Exercise directions: In the material below, list every line carrying the string "that".

Task input:
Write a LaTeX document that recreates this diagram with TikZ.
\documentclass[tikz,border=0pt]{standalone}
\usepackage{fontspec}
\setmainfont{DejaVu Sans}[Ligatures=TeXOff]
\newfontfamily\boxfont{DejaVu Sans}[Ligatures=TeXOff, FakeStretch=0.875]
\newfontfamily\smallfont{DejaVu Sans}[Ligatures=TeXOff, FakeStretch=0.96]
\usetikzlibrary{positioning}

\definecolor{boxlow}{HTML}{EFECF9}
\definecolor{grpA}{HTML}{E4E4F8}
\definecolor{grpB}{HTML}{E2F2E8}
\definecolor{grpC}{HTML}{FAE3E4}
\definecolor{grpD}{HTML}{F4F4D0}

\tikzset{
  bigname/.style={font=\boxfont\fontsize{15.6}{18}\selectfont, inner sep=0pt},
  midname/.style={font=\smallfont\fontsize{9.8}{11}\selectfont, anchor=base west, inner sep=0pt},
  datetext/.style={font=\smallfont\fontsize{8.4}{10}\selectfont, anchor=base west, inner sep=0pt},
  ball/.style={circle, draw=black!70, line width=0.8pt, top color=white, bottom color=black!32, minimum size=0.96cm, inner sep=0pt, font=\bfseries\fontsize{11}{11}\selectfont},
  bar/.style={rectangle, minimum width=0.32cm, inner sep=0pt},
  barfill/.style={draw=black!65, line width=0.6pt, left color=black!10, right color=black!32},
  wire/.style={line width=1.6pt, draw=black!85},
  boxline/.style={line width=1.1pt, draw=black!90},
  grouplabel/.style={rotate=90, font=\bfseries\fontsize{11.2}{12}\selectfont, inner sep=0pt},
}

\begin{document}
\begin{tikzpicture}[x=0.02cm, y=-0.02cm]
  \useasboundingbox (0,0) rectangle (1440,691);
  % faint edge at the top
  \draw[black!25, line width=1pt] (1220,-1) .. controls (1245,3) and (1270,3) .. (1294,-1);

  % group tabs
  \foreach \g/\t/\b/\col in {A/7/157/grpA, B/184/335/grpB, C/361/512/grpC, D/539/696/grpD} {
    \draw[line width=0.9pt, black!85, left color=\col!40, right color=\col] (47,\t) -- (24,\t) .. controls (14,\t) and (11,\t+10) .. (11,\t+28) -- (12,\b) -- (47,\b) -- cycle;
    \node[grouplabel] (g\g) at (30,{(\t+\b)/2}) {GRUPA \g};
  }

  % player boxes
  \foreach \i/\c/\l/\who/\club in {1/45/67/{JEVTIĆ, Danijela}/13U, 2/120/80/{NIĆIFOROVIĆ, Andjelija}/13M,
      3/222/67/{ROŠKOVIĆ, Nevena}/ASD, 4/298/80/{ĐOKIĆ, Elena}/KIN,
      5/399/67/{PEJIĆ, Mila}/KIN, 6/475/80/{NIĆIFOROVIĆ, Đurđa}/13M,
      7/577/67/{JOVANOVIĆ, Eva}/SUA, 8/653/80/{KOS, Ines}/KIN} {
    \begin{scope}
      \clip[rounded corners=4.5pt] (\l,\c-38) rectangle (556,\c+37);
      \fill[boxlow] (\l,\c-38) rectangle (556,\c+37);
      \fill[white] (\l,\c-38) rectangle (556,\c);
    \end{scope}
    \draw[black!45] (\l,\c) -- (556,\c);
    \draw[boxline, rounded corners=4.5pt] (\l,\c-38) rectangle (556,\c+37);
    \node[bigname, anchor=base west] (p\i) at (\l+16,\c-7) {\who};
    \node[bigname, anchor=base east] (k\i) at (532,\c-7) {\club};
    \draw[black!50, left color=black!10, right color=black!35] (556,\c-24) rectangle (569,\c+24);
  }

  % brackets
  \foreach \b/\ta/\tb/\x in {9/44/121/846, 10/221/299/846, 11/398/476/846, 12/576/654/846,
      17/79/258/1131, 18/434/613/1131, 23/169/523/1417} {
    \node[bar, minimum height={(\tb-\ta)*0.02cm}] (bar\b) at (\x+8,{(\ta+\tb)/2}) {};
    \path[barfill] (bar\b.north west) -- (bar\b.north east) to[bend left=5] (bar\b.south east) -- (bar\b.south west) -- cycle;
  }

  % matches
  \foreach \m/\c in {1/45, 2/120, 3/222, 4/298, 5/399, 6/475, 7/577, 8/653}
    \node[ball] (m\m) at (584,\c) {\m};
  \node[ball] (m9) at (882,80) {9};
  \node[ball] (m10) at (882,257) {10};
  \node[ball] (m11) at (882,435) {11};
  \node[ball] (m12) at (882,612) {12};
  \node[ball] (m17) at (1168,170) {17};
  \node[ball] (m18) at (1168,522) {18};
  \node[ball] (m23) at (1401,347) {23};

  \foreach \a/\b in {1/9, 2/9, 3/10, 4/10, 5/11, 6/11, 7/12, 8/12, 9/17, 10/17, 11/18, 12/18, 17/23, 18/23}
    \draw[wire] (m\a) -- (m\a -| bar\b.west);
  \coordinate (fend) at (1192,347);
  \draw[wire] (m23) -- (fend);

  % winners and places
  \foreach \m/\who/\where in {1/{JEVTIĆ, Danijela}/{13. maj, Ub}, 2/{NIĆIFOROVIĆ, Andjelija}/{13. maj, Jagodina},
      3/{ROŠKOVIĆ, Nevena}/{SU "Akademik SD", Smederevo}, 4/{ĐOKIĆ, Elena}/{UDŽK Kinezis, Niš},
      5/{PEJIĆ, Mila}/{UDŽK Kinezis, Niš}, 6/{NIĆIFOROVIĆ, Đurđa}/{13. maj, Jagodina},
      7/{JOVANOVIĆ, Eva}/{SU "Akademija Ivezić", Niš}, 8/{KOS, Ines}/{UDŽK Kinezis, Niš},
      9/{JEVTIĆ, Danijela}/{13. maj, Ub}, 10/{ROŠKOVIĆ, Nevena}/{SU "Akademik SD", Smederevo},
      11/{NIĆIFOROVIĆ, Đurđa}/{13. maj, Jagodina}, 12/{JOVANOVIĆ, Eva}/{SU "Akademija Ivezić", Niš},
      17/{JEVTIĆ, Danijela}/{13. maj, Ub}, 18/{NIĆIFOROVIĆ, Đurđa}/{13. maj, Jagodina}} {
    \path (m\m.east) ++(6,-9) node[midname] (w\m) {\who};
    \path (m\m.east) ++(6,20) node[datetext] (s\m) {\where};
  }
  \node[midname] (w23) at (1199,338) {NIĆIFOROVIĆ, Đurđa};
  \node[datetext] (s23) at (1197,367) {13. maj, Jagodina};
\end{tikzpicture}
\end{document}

---

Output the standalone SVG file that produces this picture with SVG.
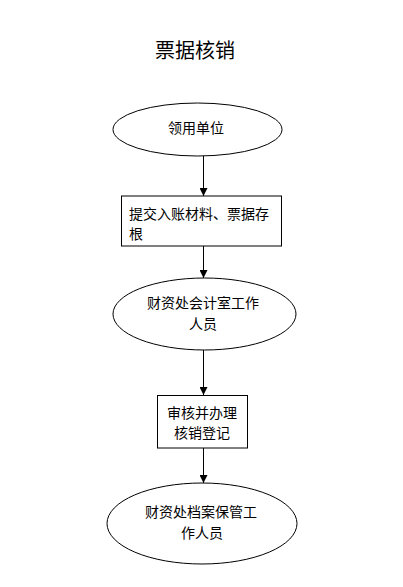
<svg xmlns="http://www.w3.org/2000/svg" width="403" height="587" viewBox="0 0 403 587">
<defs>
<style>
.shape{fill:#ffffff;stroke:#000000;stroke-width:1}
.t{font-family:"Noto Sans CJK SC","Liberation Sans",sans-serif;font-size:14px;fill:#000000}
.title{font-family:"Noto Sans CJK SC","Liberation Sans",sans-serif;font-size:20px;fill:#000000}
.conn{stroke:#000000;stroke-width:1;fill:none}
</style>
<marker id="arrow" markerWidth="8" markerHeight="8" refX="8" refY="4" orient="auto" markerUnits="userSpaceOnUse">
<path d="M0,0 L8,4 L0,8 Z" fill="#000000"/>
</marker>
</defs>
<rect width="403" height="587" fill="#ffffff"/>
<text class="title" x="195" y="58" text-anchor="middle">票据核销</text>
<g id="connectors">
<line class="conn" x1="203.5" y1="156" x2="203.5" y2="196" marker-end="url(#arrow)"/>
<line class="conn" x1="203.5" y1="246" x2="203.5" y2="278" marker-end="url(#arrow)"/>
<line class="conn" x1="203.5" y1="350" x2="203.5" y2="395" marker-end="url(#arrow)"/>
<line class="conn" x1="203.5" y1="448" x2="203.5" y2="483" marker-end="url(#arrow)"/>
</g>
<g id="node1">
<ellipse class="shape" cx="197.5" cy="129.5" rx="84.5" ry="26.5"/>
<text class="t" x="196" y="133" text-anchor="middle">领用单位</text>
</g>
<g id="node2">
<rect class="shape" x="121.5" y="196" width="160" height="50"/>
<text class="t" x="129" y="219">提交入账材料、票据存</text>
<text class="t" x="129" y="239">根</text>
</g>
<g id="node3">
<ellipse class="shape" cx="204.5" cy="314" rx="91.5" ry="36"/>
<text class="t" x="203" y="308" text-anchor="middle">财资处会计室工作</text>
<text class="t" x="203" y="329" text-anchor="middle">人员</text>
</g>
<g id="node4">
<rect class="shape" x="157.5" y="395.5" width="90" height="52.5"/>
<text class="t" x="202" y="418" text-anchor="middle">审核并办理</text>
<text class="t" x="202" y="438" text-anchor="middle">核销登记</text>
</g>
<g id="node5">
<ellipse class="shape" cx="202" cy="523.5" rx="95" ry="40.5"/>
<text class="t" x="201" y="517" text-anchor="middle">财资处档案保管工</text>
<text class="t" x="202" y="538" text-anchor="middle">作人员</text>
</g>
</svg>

Exercise result:
Write a LaTeX document that recreates this diagram with TikZ.
Output the standalone SVG file that produces this picture with SVG.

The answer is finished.